If anyone could take on James's fortress of a novel and make it into a penetrable movie, it is director James Ivory, producer Ismail Merchant, and screenwriter Ruth Prawer Jhabvala. Like most of that trio's collaborations (Howards End, A Room With a View), The Golden Bowl affords grand design ops. But for all its opulent real estate, furnishings, and costumes, this absorbing adaptation manages to strip James's deceivers good and naked--in the metaphorical sense.

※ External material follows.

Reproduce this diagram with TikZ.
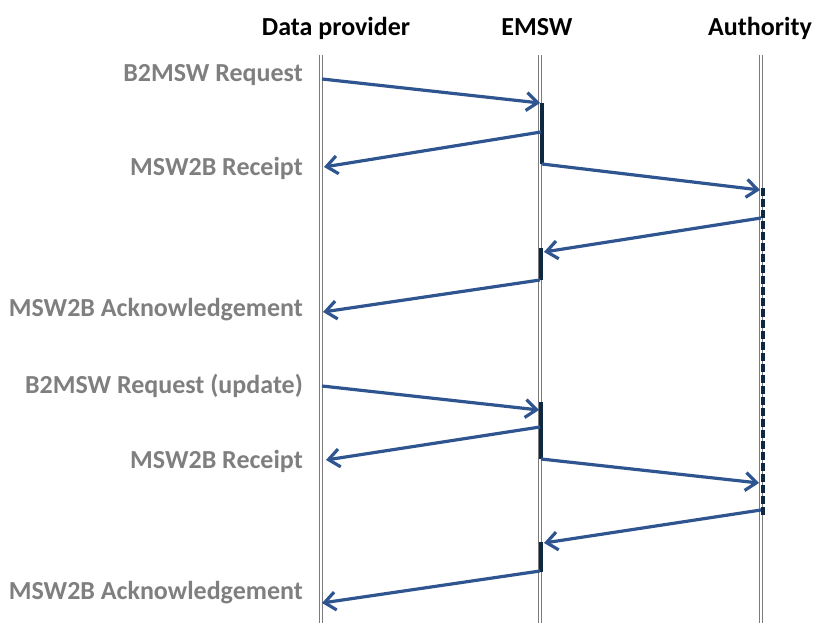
\documentclass[tikz,border=0pt]{standalone}
\usepackage{fontspec}
\setmainfont{Carlito}
\usetikzlibrary{arrows.meta}
\definecolor{msgblue}{HTML}{2F5590}
\definecolor{barnavy}{HTML}{0E2841}
\definecolor{lblgray}{HTML}{7F7F7F}
\definecolor{linegray}{HTML}{7A7A7A}
\tikzset{
  lifeline/.style={draw=linegray, line width=1.3pt, double=white, double distance=1.1pt},
  msg/.style={draw=msgblue, line width=3.2pt, -{Straight Barb[length=11pt,width=18pt,line width=3.2pt]}},
  actbar/.style={draw=barnavy, line width=4.4pt},
  actdash/.style={draw=barnavy, line width=4.4pt, dash pattern=on 8pt off 3pt},
  header/.style={font=\fontsize{26}{30}\selectfont\bfseries, text=black, inner sep=0pt},
  lbl/.style={font=\fontsize{26}{30}\selectfont\bfseries, text=lblgray, inner sep=0pt, anchor=east}
}
\begin{document}
\begin{tikzpicture}[x=1pt,y=-1pt]
\useasboundingbox (0,0) rectangle (815,623);
% headers
\node[header] (hdp) at (336,28) {Data provider};
\node[header] (hem) at (537,27) {EMSW};
\node[header] (hau) at (760,28) {Authority};
% lifelines
\coordinate (dpt) at (321,55); \coordinate (dpb) at (321,623);
\coordinate (emt) at (540,55); \coordinate (emb) at (540,623);
\coordinate (aut) at (761,55); \coordinate (aub) at (761,623);
\draw[lifeline] (dpt) -- (dpb);
\draw[lifeline] (emt) -- (emb);
\draw[lifeline] (aut) -- (aub);
% activation bars
\coordinate (b1t) at (542,103); \coordinate (b1b) at (542,164);
\coordinate (b2t) at (541,248); \coordinate (b2b) at (541,280);
\coordinate (b3t) at (541,402); \coordinate (b3b) at (541,459);
\coordinate (b4t) at (541,542); \coordinate (b4b) at (541,572);
\coordinate (a1t) at (763,188); \coordinate (a1b) at (763,516);
\draw[actbar] (b1t) -- (b1b);
\draw[actbar] (b2t) -- (b2b);
\draw[actbar] (b3t) -- (b3b);
\draw[actbar] (b4t) -- (b4b);
\draw[actdash] (a1t) -- (a1b);
% message endpoints
\coordinate (m1s) at (322,79);  \coordinate (m1e) at (540,103);
\coordinate (m2s) at (541,132); \coordinate (m2e) at (324,167);
\coordinate (m3s) at (542,164); \coordinate (m3e) at (760,190);
\coordinate (m4s) at (761,218); \coordinate (m4e) at (544,252);
\coordinate (m5s) at (540,280); \coordinate (m5e) at (323,312);
\coordinate (m6s) at (322,386); \coordinate (m6e) at (539,410);
\coordinate (m7s) at (540,427); \coordinate (m7e) at (326,460);
\coordinate (m8s) at (541,459); \coordinate (m8e) at (759,483);
\coordinate (m9s) at (761,510); \coordinate (m9e) at (544,543);
\coordinate (m10s) at (540,571); \coordinate (m10e) at (322,603);
\draw[msg] (m1s) -- (m1e);
\draw[msg] (m2s) -- (m2e);
\draw[msg] (m3s) -- (m3e);
\draw[msg] (m4s) -- (m4e);
\draw[msg] (m5s) -- (m5e);
\draw[msg] (m6s) -- (m6e);
\draw[msg] (m7s) -- (m7e);
\draw[msg] (m8s) -- (m8e);
\draw[msg] (m9s) -- (m9e);
\draw[msg] (m10s) -- (m10e);
% labels
\node[lbl] (l1) at (303,75) {B2MSW Request};
\node[lbl] (l2) at (303,168) {MSW2B Receipt};
\node[lbl] (l3) at (303,310) {MSW2B Acknowledgement};
\node[lbl] (l4) at (303,386) {B2MSW Request (update)};
\node[lbl] (l5) at (303,461) {MSW2B Receipt};
\node[lbl] (l6) at (303,593) {MSW2B Acknowledgement};
\end{tikzpicture}
\end{document}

Metaphor hangs heavy over the story's quartet of lovers. The precious object of the title is an expensive porcelain gem rendered imperfect by a barely discernible crack. The flawed bowl speaks to the marriage of Prince Amerigo (Jeremy Northam) and Maggie Verver (Kate Beckinsale), the daughter of an American billionaire. Unbeknownst to Maggie, her best friend, Charlotte Stant (Uma Thurman), had once carried a torch for the social-climbing Amerigo.
When Maggie's father, Adam (Nick Nolte), asks Charlotte's hand in marriage, he unwittingly provides new fuel for his fiancee's old relationship. The two couples quickly become inseparable--except for the stolen moments when Charlotte and Amerigo are fooling around behind their spouses' backs.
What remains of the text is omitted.